Я знал, что это хрупкое ощущение не продлится долго, но пока мы танцевали здесь Медейский вальс, это прекрасное мгновение можно было удержать.

Музыка сделалась спокойнее, и в этом легком затишье на танцпол скользнули еще два лидера эскадрилий со своими партнерами: Крисса с Лотусом, выступавшие за эскадрилью небесных рыб, и Кор с Алексой – за эскадрилью грозового бича. Они присоединились к танцу триархов, и на мгновение, хотя знамена, колыхавшиеся у нас над головами, принадлежали новому режиму, цвета нашей праздничной одежды образовали на паркете триколор старого режима: аврелианский красный, голубой цвет небесных рыб и черный цвет грозового бича.
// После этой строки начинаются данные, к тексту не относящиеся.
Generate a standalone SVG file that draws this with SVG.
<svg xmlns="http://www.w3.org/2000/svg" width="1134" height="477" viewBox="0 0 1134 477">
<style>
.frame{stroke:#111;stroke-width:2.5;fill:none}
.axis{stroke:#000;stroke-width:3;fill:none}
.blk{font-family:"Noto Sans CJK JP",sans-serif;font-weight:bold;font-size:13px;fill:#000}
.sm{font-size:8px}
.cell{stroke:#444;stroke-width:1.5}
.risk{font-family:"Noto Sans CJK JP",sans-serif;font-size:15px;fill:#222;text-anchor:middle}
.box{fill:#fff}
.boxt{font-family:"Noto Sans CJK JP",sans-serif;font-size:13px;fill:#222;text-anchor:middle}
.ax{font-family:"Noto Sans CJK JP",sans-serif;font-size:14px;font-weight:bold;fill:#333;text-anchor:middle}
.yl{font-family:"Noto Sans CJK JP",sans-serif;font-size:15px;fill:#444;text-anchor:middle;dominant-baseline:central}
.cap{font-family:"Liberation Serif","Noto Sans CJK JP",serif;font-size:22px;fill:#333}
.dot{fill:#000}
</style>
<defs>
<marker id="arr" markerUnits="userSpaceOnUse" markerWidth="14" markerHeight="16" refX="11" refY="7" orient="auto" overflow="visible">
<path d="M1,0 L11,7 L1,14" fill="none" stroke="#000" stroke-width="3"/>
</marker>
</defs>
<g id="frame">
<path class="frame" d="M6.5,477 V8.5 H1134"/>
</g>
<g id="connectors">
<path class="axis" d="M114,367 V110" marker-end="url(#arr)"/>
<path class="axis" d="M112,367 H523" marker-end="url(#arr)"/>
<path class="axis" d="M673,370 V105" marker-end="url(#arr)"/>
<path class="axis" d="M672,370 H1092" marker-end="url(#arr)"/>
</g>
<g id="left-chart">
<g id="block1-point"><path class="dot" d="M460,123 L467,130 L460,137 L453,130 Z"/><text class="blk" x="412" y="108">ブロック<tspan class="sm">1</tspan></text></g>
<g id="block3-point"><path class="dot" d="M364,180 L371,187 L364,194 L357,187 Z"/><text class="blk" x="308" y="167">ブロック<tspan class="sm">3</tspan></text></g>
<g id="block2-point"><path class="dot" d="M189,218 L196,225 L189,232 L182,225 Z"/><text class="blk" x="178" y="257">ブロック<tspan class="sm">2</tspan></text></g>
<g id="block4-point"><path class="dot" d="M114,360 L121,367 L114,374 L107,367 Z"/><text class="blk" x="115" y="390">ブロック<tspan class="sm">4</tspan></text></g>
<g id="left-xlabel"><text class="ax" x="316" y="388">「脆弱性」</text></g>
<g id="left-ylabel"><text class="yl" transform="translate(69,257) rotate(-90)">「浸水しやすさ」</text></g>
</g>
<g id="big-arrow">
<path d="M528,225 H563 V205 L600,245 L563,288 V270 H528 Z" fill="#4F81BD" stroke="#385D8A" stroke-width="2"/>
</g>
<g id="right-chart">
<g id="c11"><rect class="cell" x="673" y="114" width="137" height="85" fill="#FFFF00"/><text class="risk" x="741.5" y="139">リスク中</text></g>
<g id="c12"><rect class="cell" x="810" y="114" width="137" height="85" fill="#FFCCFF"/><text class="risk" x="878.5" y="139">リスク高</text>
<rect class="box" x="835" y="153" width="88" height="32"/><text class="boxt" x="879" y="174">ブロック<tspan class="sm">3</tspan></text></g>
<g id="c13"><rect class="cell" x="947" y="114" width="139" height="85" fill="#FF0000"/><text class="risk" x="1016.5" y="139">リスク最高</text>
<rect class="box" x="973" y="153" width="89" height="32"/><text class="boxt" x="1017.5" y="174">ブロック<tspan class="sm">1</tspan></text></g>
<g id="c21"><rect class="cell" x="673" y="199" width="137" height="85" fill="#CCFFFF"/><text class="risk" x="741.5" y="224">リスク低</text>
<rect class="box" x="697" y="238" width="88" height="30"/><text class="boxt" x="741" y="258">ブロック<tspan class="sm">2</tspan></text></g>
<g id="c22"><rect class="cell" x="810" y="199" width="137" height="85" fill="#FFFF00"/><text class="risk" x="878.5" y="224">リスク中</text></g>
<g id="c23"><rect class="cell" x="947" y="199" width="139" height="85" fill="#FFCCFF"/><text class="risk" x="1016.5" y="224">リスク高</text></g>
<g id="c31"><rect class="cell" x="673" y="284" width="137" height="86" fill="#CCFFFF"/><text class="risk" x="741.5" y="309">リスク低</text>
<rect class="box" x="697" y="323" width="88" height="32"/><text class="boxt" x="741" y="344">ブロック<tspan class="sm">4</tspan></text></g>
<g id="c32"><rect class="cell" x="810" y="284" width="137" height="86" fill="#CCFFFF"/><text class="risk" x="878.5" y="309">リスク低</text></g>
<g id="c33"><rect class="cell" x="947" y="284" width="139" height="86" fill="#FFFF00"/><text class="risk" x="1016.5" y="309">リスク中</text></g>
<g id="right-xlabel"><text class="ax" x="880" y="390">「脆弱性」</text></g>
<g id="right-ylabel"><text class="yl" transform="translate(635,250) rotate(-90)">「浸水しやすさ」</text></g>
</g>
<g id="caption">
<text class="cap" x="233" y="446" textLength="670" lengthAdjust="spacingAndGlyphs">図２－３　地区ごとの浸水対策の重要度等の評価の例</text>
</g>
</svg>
А затем еще один поворот, еще одно па, и Энни снова замерла в моих объятиях, тяжело дыша. Танец закончился. Она стояла так близко, что я ощущал жар ее тела. Она запрокинула голову, корни ее волос блестели от пота, а я склонил лицо к ней.

А затем грянул гром аплодисментов, разрушивший волшебство момента. Мы оторвались друг от друга. Вместе с двумя другими парами мы поклонились, и я повел Энни из зала.
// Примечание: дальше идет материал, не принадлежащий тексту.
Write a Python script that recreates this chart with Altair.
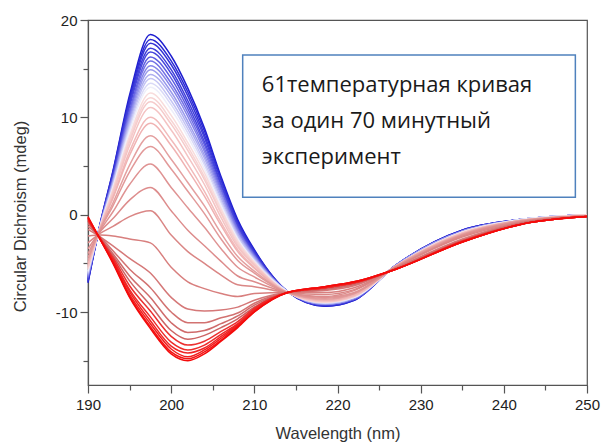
import altair as alt
import pandas as pd

wavelengths = [190, 191.5, 193, 195, 197.5, 200, 202, 204, 206, 208, 210, 214, 218.5, 222, 227, 235, 242, 250]

# CD (mdeg) of every spectrum (low temperature -> high temperature) at each wavelength
cd_190 = [-7.0, -6.9, -6.8, -6.7, -6.6, -6.5, -6.4, -6.3, -6.2, -6.1, -6.0, -5.9, -5.8, -5.6, -5.5, -5.4, -5.3, -5.1, -5.0, -4.7, -4.4, -4.0, -3.5, -2.9, -2.2, -1.5, -1.2, -0.9, -0.7, -0.6, -0.5, -0.4, -0.3, -0.3, -0.2]
cd_191_5 = [-0.8, -0.8, -0.9, -0.9, -0.9, -0.9, -1.0, -1.0, -1.0, -1.0, -1.1, -1.1, -1.1, -1.2, -1.2, -1.2, -1.3, -1.3, -1.3, -1.4, -1.5, -1.6, -1.7, -1.9, -2.1, -2.3, -2.3, -2.4, -2.5, -2.5, -2.5, -2.6, -2.6, -2.6, -2.6]
cd_193 = [4.5, 4.4, 4.2, 4.1, 3.9, 3.8, 3.6, 3.5, 3.4, 3.2, 3.1, 2.9, 2.8, 2.6, 2.5, 2.3, 2.1, 1.8, 1.7, 1.2, 0.9, 0.3, -0.4, -1.2, -2.2, -3.2, -3.7, -4.0, -4.2, -4.4, -4.6, -4.7, -4.8, -4.9, -5.0]
cd_195 = [12.3, 12.0, 11.7, 11.4, 11.1, 10.7, 10.4, 10.1, 9.8, 9.5, 9.2, 8.9, 8.6, 8.1, 7.8, 7.5, 7.1, 6.5, 6.1, 5.1, 4.4, 3.1, 1.5, -0.2, -2.5, -4.5, -5.6, -6.3, -6.8, -7.3, -7.7, -7.9, -8.2, -8.4, -8.5]
cd_197_5 = [18.5, 18.0, 17.6, 17.1, 16.7, 16.2, 15.8, 15.3, 14.9, 14.4, 14.0, 13.5, 13.1, 12.5, 12.0, 11.6, 11.0, 10.0, 9.4, 8.1, 7.0, 5.2, 2.8, 0.4, -2.9, -6.0, -7.5, -8.5, -9.3, -9.9, -10.5, -10.9, -11.2, -11.5, -11.7]
cd_200 = [16.3, 15.8, 15.4, 14.9, 14.5, 14.0, 13.5, 13.1, 12.6, 12.2, 11.7, 11.3, 10.8, 10.2, 9.7, 9.3, 8.7, 7.7, 7.1, 5.7, 4.7, 2.8, 0.4, -2.1, -5.4, -8.5, -10.0, -11.1, -11.9, -12.5, -13.1, -13.5, -13.8, -14.1, -14.3]
cd_202 = [13.0, 12.6, 12.2, 11.7, 11.3, 10.9, 10.5, 10.1, 9.6, 9.2, 8.8, 8.4, 8.0, 7.4, 7.0, 6.6, 6.0, 5.2, 4.6, 3.3, 2.4, 0.7, -1.6, -3.8, -6.9, -9.7, -11.1, -12.1, -12.8, -13.4, -13.9, -14.2, -14.6, -14.8, -15.0]
cd_204 = [8.9, 8.6, 8.2, 7.9, 7.5, 7.2, 6.8, 6.5, 6.1, 5.8, 5.4, 5.1, 4.7, 4.3, 3.9, 3.6, 3.1, 2.4, 1.9, 0.9, 0.1, -1.3, -3.2, -5.0, -7.6, -9.9, -11.1, -11.9, -12.4, -13.0, -13.4, -13.7, -13.9, -14.1, -14.3]
cd_206 = [3.9, 3.7, 3.5, 3.2, 3.0, 2.7, 2.5, 2.2, 2.0, 1.7, 1.4, 1.2, 0.9, 0.6, 0.3, 0.1, -0.3, -0.8, -1.1, -1.9, -2.5, -3.5, -4.8, -6.2, -8.1, -9.8, -10.6, -11.2, -11.6, -12.0, -12.3, -12.5, -12.7, -12.9, -13.0]
cd_208 = [-0.5, -0.7, -0.9, -1.0, -1.2, -1.4, -1.5, -1.7, -1.9, -2.0, -2.2, -2.4, -2.5, -2.7, -2.9, -3.1, -3.3, -3.6, -3.8, -4.3, -4.7, -5.4, -6.3, -7.2, -8.4, -9.5, -10.1, -10.4, -10.7, -11.0, -11.2, -11.3, -11.4, -11.5, -11.6]
cd_210 = [-3.6, -3.7, -3.8, -3.9, -4.0, -4.1, -4.2, -4.3, -4.4, -4.5, -4.6, -4.7, -4.8, -4.9, -5.0, -5.1, -5.2, -5.4, -5.5, -5.8, -6.0, -6.4, -6.9, -7.4, -8.1, -8.8, -9.1, -9.3, -9.5, -9.6, -9.7, -9.8, -9.9, -10.0, -10.0]
cd_214 = [-7.9, -7.9, -7.9, -7.9, -7.9, -7.9, -7.9, -7.9, -7.9, -7.9, -7.9, -7.9, -7.9, -8.0, -8.0, -8.0, -8.0, -8.0, -8.0, -8.0, -8.0, -8.0, -8.0, -8.0, -8.0, -8.0, -8.0, -8.0, -8.0, -8.0, -8.0, -8.0, -8.0, -8.0, -8.0]
cd_218_5 = [-9.4, -9.4, -9.3, -9.3, -9.3, -9.2, -9.2, -9.2, -9.2, -9.1, -9.1, -9.1, -9.0, -9.0, -9.0, -8.9, -8.9, -8.8, -8.8, -8.7, -8.6, -8.5, -8.4, -8.2, -8.0, -7.8, -7.7, -7.6, -7.6, -7.5, -7.5, -7.5, -7.4, -7.4, -7.4]
cd_222 = [-8.8, -8.8, -8.7, -8.7, -8.7, -8.7, -8.6, -8.6, -8.6, -8.5, -8.5, -8.5, -8.5, -8.4, -8.4, -8.4, -8.3, -8.3, -8.2, -8.1, -8.1, -8.0, -7.8, -7.7, -7.5, -7.3, -7.2, -7.1, -7.1, -7.0, -7.0, -7.0, -6.9, -6.9, -6.9]
cd_227 = [-5.2, -5.2, -5.2, -5.2, -5.2, -5.2, -5.2, -5.2, -5.2, -5.3, -5.3, -5.3, -5.3, -5.3, -5.3, -5.3, -5.3, -5.3, -5.3, -5.3, -5.4, -5.4, -5.4, -5.4, -5.5, -5.5, -5.5, -5.6, -5.6, -5.6, -5.6, -5.6, -5.6, -5.6, -5.6]
cd_235 = [-1.6, -1.6, -1.6, -1.7, -1.7, -1.7, -1.7, -1.7, -1.7, -1.8, -1.8, -1.8, -1.8, -1.8, -1.9, -1.9, -1.9, -1.9, -2.0, -2.0, -2.1, -2.1, -2.2, -2.3, -2.5, -2.6, -2.6, -2.7, -2.7, -2.7, -2.8, -2.8, -2.8, -2.8, -2.8]
cd_242 = [-0.5, -0.5, -0.5, -0.5, -0.5, -0.5, -0.5, -0.5, -0.5, -0.5, -0.5, -0.5, -0.5, -0.6, -0.6, -0.6, -0.6, -0.6, -0.6, -0.6, -0.7, -0.7, -0.7, -0.8, -0.8, -0.9, -0.9, -0.9, -1.0, -1.0, -1.0, -1.0, -1.0, -1.0, -1.0]
cd_250 = [0.0, 0.0, 0.0, 0.0, 0.0, 0.0, 0.0, 0.0, 0.0, 0.0, 0.0, 0.0, 0.0, 0.0, 0.0, 0.0, -0.1, -0.1, -0.1, -0.1, -0.1, -0.1, -0.1, -0.1, -0.1, -0.2, -0.2, -0.2, -0.2, -0.2, -0.2, -0.2, -0.2, -0.2, -0.2]

columns = [cd_190, cd_191_5, cd_193, cd_195, cd_197_5, cd_200, cd_202, cd_204, cd_206,
           cd_208, cd_210, cd_214, cd_218_5, cd_222, cd_227, cd_235, cd_242, cd_250]

x_ticks = [190, 195, 200, 205, 210, 215, 220, 225, 230, 235, 240, 245, 250]
y_ticks = [-15, -10, -5, 0, 5, 10, 15, 20]

note_lines = ["61температурная кривая", "за один 70 минутный", "эксперимент"]
note_x = [210.9, 210.9, 210.9]
note_y = [12.6, 8.95, 5.25]
box_x = [208.6, 248.6]
box_y = [1.8, 16.4]

rows = []
for w, col in zip(wavelengths, columns):
    for i, v in enumerate(col):
        rows.append({"wl": w, "cd": v, "curve": i})
df = pd.DataFrame(rows).sort_values(["curve", "wl"]).reset_index(drop=True)

color_stops = [0, 4, 8, 12, 13, 18, 19, 28, 29, 34]
color_values = ["#1e1ed0", "#4646dc", "#9a9aec", "#eeeefa", "#f8dcdc", "#f0b2b2", "#e4a0a0",
                "#cc6464", "#ec3030", "#f40a0a"]

FONT = "Arial"
major = "datum.value % 10 === 0"

lines = alt.Chart(df).mark_line(strokeWidth=1.5, interpolate="monotone").encode(
    x=alt.X("wl:Q",
            scale=alt.Scale(domain=[190, 250], nice=False, zero=False),
            axis=alt.Axis(values=x_ticks,
                          labelExpr="datum.value % 10 === 0 ? '' + datum.value : ''",
                          tickSize={"condition": {"test": major, "value": 8}, "value": 5},
                          title="Wavelength (nm)", titleFont=FONT, titleFontSize=16.5,
                          titleFontWeight="normal", titleColor="#333333",
                          titleY=53.5, titleBaseline="alphabetic",
                          labelFont=FONT, labelFontSize=15, labelColor="#222222",
                          labelPadding=4, labelFlush=False, labelOverlap=False,
                          domainColor="#555555", tickColor="#555555",
                          domainWidth=1.2, tickWidth=1.2, grid=False)),
    y=alt.Y("cd:Q",
            scale=alt.Scale(domain=[-17.5, 20], nice=False, zero=False),
            axis=alt.Axis(values=y_ticks,
                          labelExpr="datum.value % 10 === 0 ? '' + datum.value : ''",
                          tickSize={"condition": {"test": major, "value": 8}, "value": 5},
                          title="Circular Dichroism (mdeg)", titleFont=FONT, titleFontSize=16.5,
                          titleFontWeight="normal", titleColor="#333333",
                          titleX=-68, titleY=196, titleBaseline="middle",
                          labelFont=FONT, labelFontSize=15, labelColor="#222222",
                          labelPadding=3, labelOverlap=False,
                          domainColor="#555555", tickColor="#555555",
                          domainWidth=1.2, tickWidth=1.2, grid=False)),
    color=alt.Color("curve:Q", scale=alt.Scale(domain=color_stops, range=color_values), legend=None),
    detail="curve:N",
)

box_df = pd.DataFrame({"x1": [box_x[0]], "x2": [box_x[1]], "y1": [box_y[0]], "y2": [box_y[1]]})
box = alt.Chart(box_df).mark_rect(fill="white", stroke="#4f81bd", strokeWidth=1.5).encode(
    x=alt.X("x1:Q", title="Wavelength (nm)"), x2="x2:Q",
    y=alt.Y("y1:Q", title="Circular Dichroism (mdeg)"), y2="y2:Q",
)

text_df = pd.DataFrame({"x": note_x, "y": note_y, "t": note_lines})
text = alt.Chart(text_df).mark_text(align="left", baseline="alphabetic", font="Open Sans",
                                    fontSize=22, color="#1a1a1a").encode(
    x=alt.X("x:Q", title="Wavelength (nm)"),
    y=alt.Y("y:Q", title="Circular Dichroism (mdeg)"),
    text="t:N",
)

chart = alt.layer(lines, box, text).properties(
    width=499, height=365,
    padding={"left": 88, "top": 20, "right": 15, "bottom": 58},
    autosize=alt.AutoSizeParams(type="none"),
    background="white",
).configure_view(stroke="#555555", strokeWidth=1.2)

chart.save("out.html", embed_options={"renderer": "svg", "actions": False})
Меня по-прежнему переполняло странное, болезненное ощущение счастья. И на один краткий и яркий миг я вдруг представил, что это мгновение продолжится дальше: мы остаемся в ночной темноте, и рядом никого, лишь мы одни.

Но затем она увидела Дака и Лотуса. Они сидели за столом, в полутемной части зала, и Дак махал нам.

Видение исчезло.

Я сказал ей:

– Можешь идти к ним.

Но она стиснула мою ладонь и потянула за собой.

– Пойдем вместе.

И надежда внезапно вернулась. Мы вместе направились вперед по залу. После танца мне казалось естественным вести Энни, слегка касаясь ее спины, скользя взглядом по ее волосам, мелкими кудряшками выбившимся из высокой прически и вспыхивающим рыжими огоньками в пламени мерцающих свечей. Дак подвинулся, чтобы освободить нам место, и когда мы сели, наш тела соприкоснулись. И хотя я не сомневался, что она тоже это почувствовала, Энни не попыталась отодвинуться от меня.